If I understand correctly the einbein can be understood as the component of a one-dimensional metric, along a particle worldline. I'm not so sure of writing it out explicitly, but this seems like it might be: $$-c^2 d\tau^2 = - c^2 e^2 dt^2 \ .$$ To me this seems mathematically and conceptually close to the idea of a threading lapse function.
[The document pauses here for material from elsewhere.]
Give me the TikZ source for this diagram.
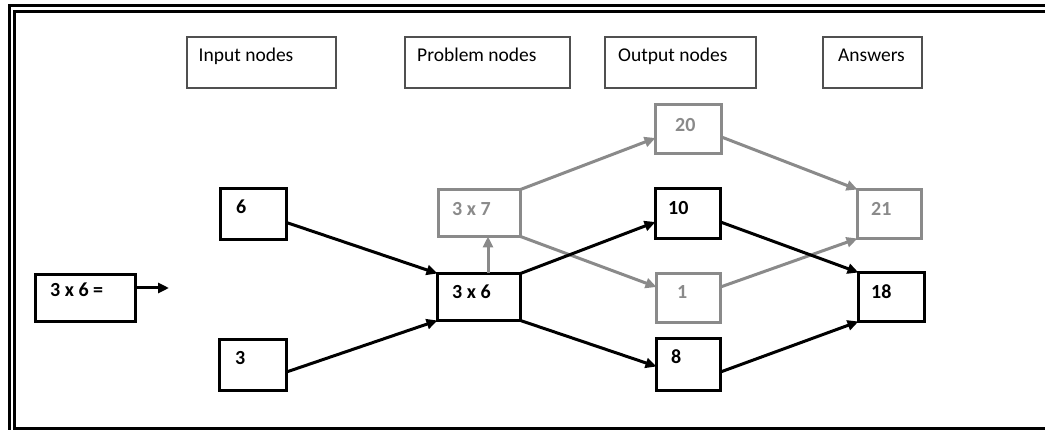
\documentclass[tikz,border=0pt]{standalone}
\usepackage{fontspec}
\setmainfont{Carlito}
\usetikzlibrary{arrows.meta}
\definecolor{faint}{RGB}{138,138,138}
\definecolor{hdrline}{RGB}{80,80,80}
\begin{document}
\begin{tikzpicture}[x=1pt,y=-1pt,
  frame/.style={line width=3.2pt},
  hdrbox/.style={draw=hdrline, line width=1.6pt, anchor=north west, inner sep=0pt, outer sep=0pt, minimum height=51pt},
  hdrtext/.style={anchor=base west, inner sep=0pt, font=\fontsize{19.5}{22}\selectfont},
  numbox/.style={draw=black, line width=3.2pt, anchor=north west, inner sep=0pt, outer sep=0pt, minimum width=66pt, minimum height=50pt},
  probbox/.style={numbox, minimum width=83pt, minimum height=47pt},
  dim/.style={draw=faint},
  numtext/.style={anchor=base west, inner sep=0pt, font=\bfseries\fontsize{20}{23}\selectfont},
  dimtext/.style={numtext, text=faint},
  arr/.style={line width=3pt, -{Triangle[length=11pt,width=10pt]}},
  dimarr/.style={arr, draw=faint}]
\useasboundingbox (0,0) rectangle (1045,430);

% double border along the top and left, single along the bottom
\draw[frame] (9.5,430) -- (9.5,5.5) -- (1045,5.5);
\draw[frame] (1045,11.5) -- (14.5,11.5) -- (14.5,428.5) -- (1045,428.5);

% column headers
\node[hdrbox, minimum width=149pt] (hIn) at (187,37) {};
\node[hdrtext] (hInT) at (198.5,62) {Input nodes};
\node[hdrbox, minimum width=165pt] (hProb) at (405,37) {};
\node[hdrtext] (hProbT) at (417,62) {Problem nodes};
\node[hdrbox, minimum width=151pt] (hOut) at (605,37) {};
\node[hdrtext] (hOutT) at (618,62) {Output nodes};
\node[hdrbox, minimum width=99pt] (hAns) at (823,37) {};
\node[hdrtext] (hAnsT) at (838,62) {Answers};

% question
\node[numbox, minimum width=100pt, minimum height=47pt] (q) at (35.5,274.5) {};
\node[numtext] (qT) at (50,297) {3 x 6 =};
\coordinate (qEnd) at (169,288);

% input nodes
\node[numbox, minimum height=51pt] (i6) at (220.5,188.5) {};
\node[numtext] (i6T) at (236,214) {6};
\node[numbox, minimum width=67pt, minimum height=51pt] (i3) at (219.5,339.5) {};
\node[numtext] (i3T) at (235,365) {3};

% problem nodes
\node[probbox] (p36) at (437.5,273.5) {};
\node[numtext] (p36T) at (452,299) {3 x 6};
\node[probbox, dim, minimum width=82pt] (p37) at (438.5,189.5) {};
\node[dimtext] (p37T) at (452,216) {3 x 7};

% output nodes
\node[numbox, dim, minimum height=49pt] (o20) at (655.5,104.5) {};
\node[dimtext] (o20T) at (675,132) {20};
\node[numbox, minimum width=65pt] (o10) at (655.5,188.5) {};
\node[numtext] (o10T) at (668,215) {10};
\node[numbox, dim, minimum width=64pt, minimum height=49pt] (o1) at (656.5,273.5) {};
\node[dimtext] (o1T) at (677,299) {1};
\node[numbox, minimum width=64pt, minimum height=52pt] (o8) at (656.5,338.5) {};
\node[numtext] (o8T) at (671,364) {8};

% answers
\node[numbox, dim, minimum width=64pt, minimum height=49pt] (a21) at (857.5,189.5) {};
\node[dimtext] (a21T) at (871,216) {21};
\node[numbox, minimum height=49pt] (a18) at (858.5,272.5) {};
\node[numtext] (a18T) at (871,299) {18};

% rejected branch
\draw[dimarr] ([xshift=9pt]p36.north) -- ([xshift=9pt]p36.north |- p37.south);
\draw[dimarr] (p37.north east) -- ([yshift=-9pt]o20.west);
\draw[dimarr] (p37.south east) -- ([yshift=11pt]o1.west);
\draw[dimarr] ([yshift=-8pt]o20.east) -- (a21.north west);
\draw[dimarr] ([yshift=11pt]o1.east) -- (a21.south west);

% accepted branch
\draw[arr] ([yshift=10pt]q.east) -- (qEnd);
\draw[arr] ([yshift=-8.5pt]i6.east) -- (p36.north west);
\draw[arr] ([yshift=-7pt]i3.east) -- (p36.south west);
\draw[arr] (p36.north east) -- ([yshift=-8.5pt]o10.west);
\draw[arr] (p36.south east) -- ([yshift=-2pt]o8.west);
\draw[arr] ([yshift=-8.5pt]o10.east) -- (a18.north west);
\draw[arr] ([yshift=-7.5pt]o8.east) -- (a18.south west);
\end{tikzpicture}
\end{document}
Edit (explanation of the lapse functions): A general metric can be written in the form \begin{equation} ds^2 = g_{xx}\, dx^2 + 2 g_{tx}\, dt\, dx + g_{tt}\, dt^2\ . \end{equation} There are two ways we can "complete the square": the space orthogonalization which corresponds to the formalism variously called ADM, 3+1 or "slicing" is \begin{eqnarray} ds^2 &=& g_{xx}\, (dx + \frac{g_{tx}}{g_{xx}}\, dt)^2 + (g_{tt}-\frac{g_{tx}^2}{g_{xx}})\, dt^2 \nonumber\\ &\equiv& g_{xx}\, (dx + N^x\, dt)^2 -N^2\, dt^2\ , \end{eqnarray} whereas the time orthogonalization corresponds to the 1+3 or threading formalism is \begin{eqnarray} ds^2 &=& (g_{xx} -\frac{g_{tx}^2}{g_{tt}})\, dx^2 + g_{tt}\,(dt +\frac{g_{tx}^2}{g_{tt}}\,dx)^2 \nonumber\\ &\equiv& \gamma_{xx}\, dx^2 -M^2\,(dt +M_x\,dx)^2\ \end{eqnarray} where $M$ is the threading lapse function whereas $N$ is the slicing lapse function.
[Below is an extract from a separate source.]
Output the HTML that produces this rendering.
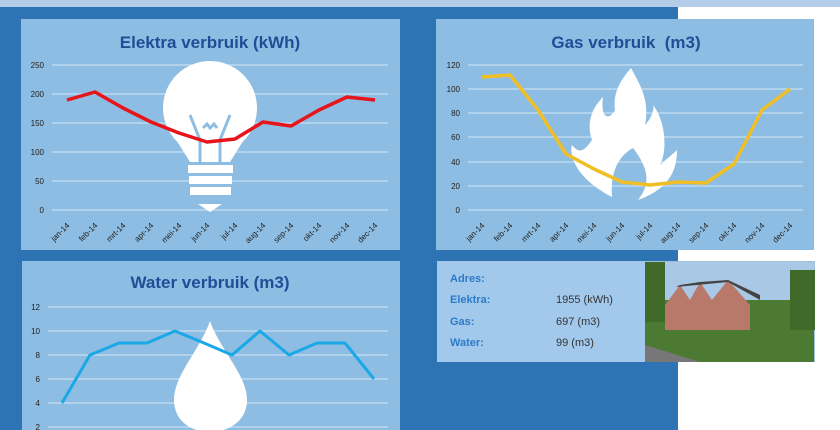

We may also understand the threading lapse function relates the flow of an arbitrary parameter $t$ of a congruence line to the flow of the proper time $\tau$ of the fluid element moving along that line, $\frac{d\tau}{dt} =: M$. The slicing lapse function $N$ can be understood to relate the flow of an arbitrary parameter $t$ of an integral curve of tangent vector $n$ to the flow of the proper time of the (Eulerian) observers moving along that line. See e.g. the appendices of this paper.